In arid or windy regions, tamarisk serves as an effective windbreak. Its dense growth reduces wind velocity. This protects agricultural fields from desiccation and soil erosion. Its resilience makes it a viable option for protective plantings in specific engineered contexts.
Limited Ecological Contributions
Despite its negative impacts, tamarisk offers limited ecological interactions. Some bird species have been observed nesting within tamarisk stands. The endangered Southwestern Willow Flycatcher, for example, has adapted to nest in tamarisk when native habitats are displaced.
However, tamarisk habitat is generally poor quality compared to native vegetation. Its dense, monoculture stands outcompete and displace diverse native plant communities that support more wildlife. Limited use by certain species does not outweigh the biodiversity reduction accompanying widespread tamarisk invasion.
Understanding the Broader Impact
Despite its resilience and uses, tamarisk is widely considered an invasive and problematic species. Its high water usage is a significant concern, particularly in arid riparian zones. While some studies suggest its water use can be similar to native species, its dense stands can lead to greater overall water consumption.
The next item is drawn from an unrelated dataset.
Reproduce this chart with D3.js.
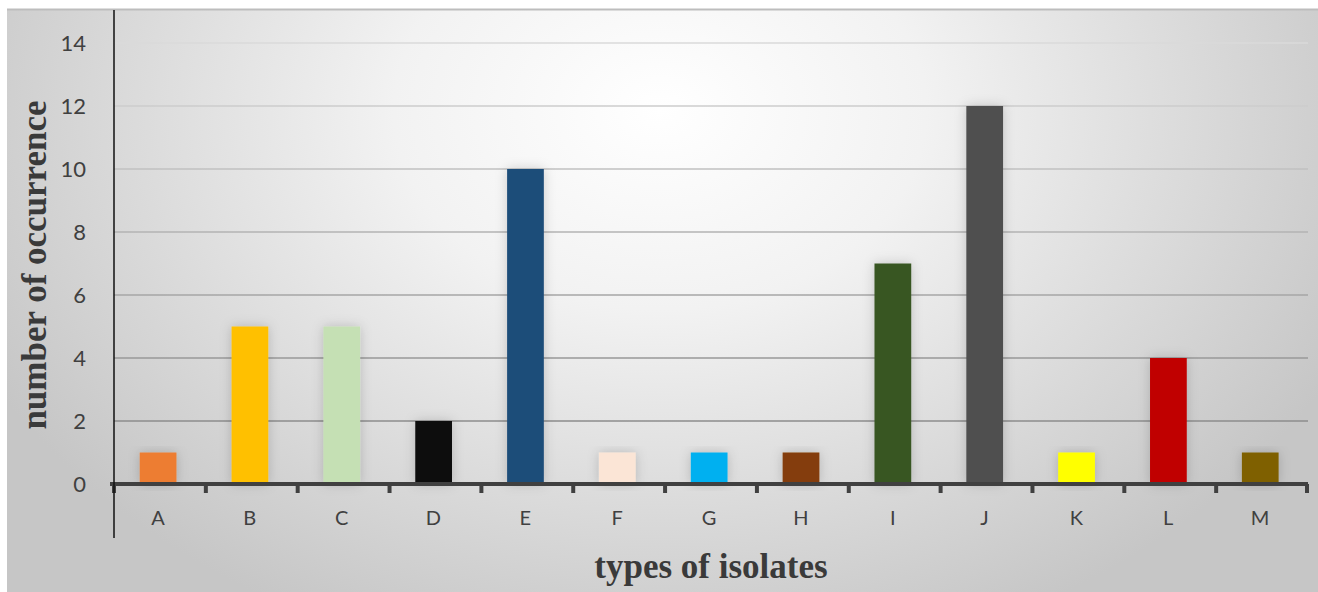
<!DOCTYPE html>
<html>
<head>
<meta charset="utf-8">
<script src="https://cdn.jsdelivr.net/npm/d3@7"></script>
<style>
  body { margin: 0; background: #fff; }
</style>
</head>
<body>
<div id="chart"></div>
<script>
const categories = ['A', 'B', 'C', 'D', 'E', 'F', 'G', 'H', 'I', 'J', 'K', 'L', 'M'];
const values = [1, 5, 5, 2, 10, 1, 1, 1, 7, 12, 1, 4, 1];
const barColors = ['#ED7D31', '#FFC000', '#C5E0B4', '#0D0D0D', '#1F4E79', '#FBE5D6', '#00B0F0',
  '#843C0C', '#375623', '#505050', '#FFFF00', '#C00000', '#7F6000'];
const yTicks = [0, 2, 4, 6, 8, 10, 12, 14];

const width = 1318;
const height = 592;
const margin = { top: 43, right: 10, bottom: 108, left: 114 };

const svg = d3.select('#chart')
  .append('svg')
  .attr('width', width)
  .attr('height', height);

const defs = svg.append('defs');
const bg = defs.append('radialGradient')
  .attr('id', 'bg')
  .attr('gradientUnits', 'userSpaceOnUse')
  .attr('cx', 660).attr('cy', 110).attr('r', 760)
  .attr('gradientTransform', 'translate(660,110) scale(1,0.75) translate(-660,-110)');
bg.append('stop').attr('offset', '0%').attr('stop-color', '#ffffff');
bg.append('stop').attr('offset', '35%').attr('stop-color', '#f2f2f2');
bg.append('stop').attr('offset', '100%').attr('stop-color', '#c6c6c6');

const shadow = defs.append('filter').attr('id', 'glow')
  .attr('x', '-60%').attr('y', '-20%').attr('width', '220%').attr('height', '140%');
shadow.append('feDropShadow')
  .attr('dx', 0).attr('dy', 0).attr('stdDeviation', 6)
  .attr('flood-color', '#000').attr('flood-opacity', 0.18);

// chart area background
svg.append('rect')
  .attr('x', 7).attr('y', 9)
  .attr('width', width - 7).attr('height', height - 9)
  .attr('fill', 'url(#bg)');
svg.append('line')
  .attr('x1', 7).attr('x2', width)
  .attr('y1', 9.5).attr('y2', 9.5)
  .attr('stroke', '#bdbdbd').attr('stroke-width', 2);

const xBand = d3.scaleBand()
  .domain(categories)
  .range([margin.left, width - margin.right]);

const y = d3.scaleLinear()
  .domain([0, 14])
  .range([height - margin.bottom, margin.top]);

const gridColor = d3.scaleLinear().domain([0, 14]).range(['#7f7f7f', '#dadada']);

// gridlines
svg.append('g')
  .selectAll('line')
  .data(yTicks.filter(d => d > 0))
  .enter()
  .append('line')
  .attr('x1', margin.left)
  .attr('x2', width - margin.right)
  .attr('y1', d => y(d))
  .attr('y2', d => y(d))
  .attr('stroke', d => gridColor(d))
  .attr('stroke-width', 1.5);

// bars
svg.append('g')
  .selectAll('rect')
  .data(values)
  .enter()
  .append('rect')
  .attr('x', (d, i) => xBand(categories[i]) + xBand.bandwidth() * 0.28)
  .attr('width', xBand.bandwidth() * 0.4)
  .attr('y', d => y(d))
  .attr('height', d => y(0) - y(d))
  .attr('fill', (d, i) => barColors[i])
  .attr('filter', 'url(#glow)');

// x axis
const xAxis = svg.append('g')
  .attr('transform', `translate(-2, ${y(0)})`)
  .call(d3.axisBottom(xBand).tickSize(0).tickPadding(27));
xAxis.select('.domain').remove();
xAxis.selectAll('text')
  .style('font-family', 'Lato, "Open Sans", sans-serif')
  .style('font-size', '20px')
  .attr('fill', '#404040');

svg.append('line')
  .attr('x1', margin.left - 4).attr('x2', width - margin.right)
  .attr('y1', y(0)).attr('y2', y(0))
  .attr('stroke', '#404040').attr('stroke-width', 4);

svg.append('g')
  .selectAll('line')
  .data(categories.concat(['end']))
  .enter()
  .append('line')
  .attr('x1', (d, i) => i < categories.length ? xBand(d) : width - margin.right - 1)
  .attr('x2', (d, i) => i < categories.length ? xBand(d) : width - margin.right - 1)
  .attr('y1', y(0))
  .attr('y2', y(0) + 9)
  .attr('stroke', '#404040').attr('stroke-width', 4);

// y axis
const yAxis = svg.append('g')
  .attr('transform', `translate(${margin.left}, 0)`)
  .call(d3.axisLeft(y).tickValues(yTicks).tickSize(0).tickPadding(28));
yAxis.select('.domain').remove();
yAxis.selectAll('text')
  .style('font-family', 'Lato, "Open Sans", sans-serif')
  .style('font-size', '22px')
  .attr('fill', '#404040');

svg.append('line')
  .attr('x1', margin.left).attr('x2', margin.left)
  .attr('y1', 10).attr('y2', 538)
  .attr('stroke', '#111').attr('stroke-width', 1.5);

// axis titles
svg.append('text')
  .attr('x', 711)
  .attr('y', 578)
  .style('text-anchor', 'middle')
  .style('font-family', '"Liberation Serif", "DejaVu Serif", serif')
  .style('font-weight', 'bold')
  .style('font-size', '35px')
  .attr('fill', '#3a3a3a')
  .text('types of isolates');

svg.append('text')
  .attr('transform', 'rotate(-90)')
  .attr('x', -265)
  .attr('y', 46)
  .style('text-anchor', 'middle')
  .style('font-family', '"Liberation Serif", "DejaVu Serif", serif')
  .style('font-weight', 'bold')
  .style('font-size', '35px')
  .attr('fill', '#3a3a3a')
  .text('number of occurrence');
</script>
</body>
</html>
This impacts water availability for native plants and other uses.
Its ability to excrete salt increases soil salinity, creating unfavorable conditions for less salt-tolerant native vegetation. When its salty leaves drop and decompose, they deposit salts, inhibiting other plant growth. This, combined with rapid growth and prolific seed production, allows tamarisk to outcompete native species, leading to biodiversity loss and monocultures.
Tamarisk can also alter natural hydrological processes by channeling river flow and changing fire regimes. Its dense, flammable thickets increase wildfire frequency and intensity, further degrading native ecosystems. Managing and removing established tamarisk stands requires substantial resources and ongoing effort.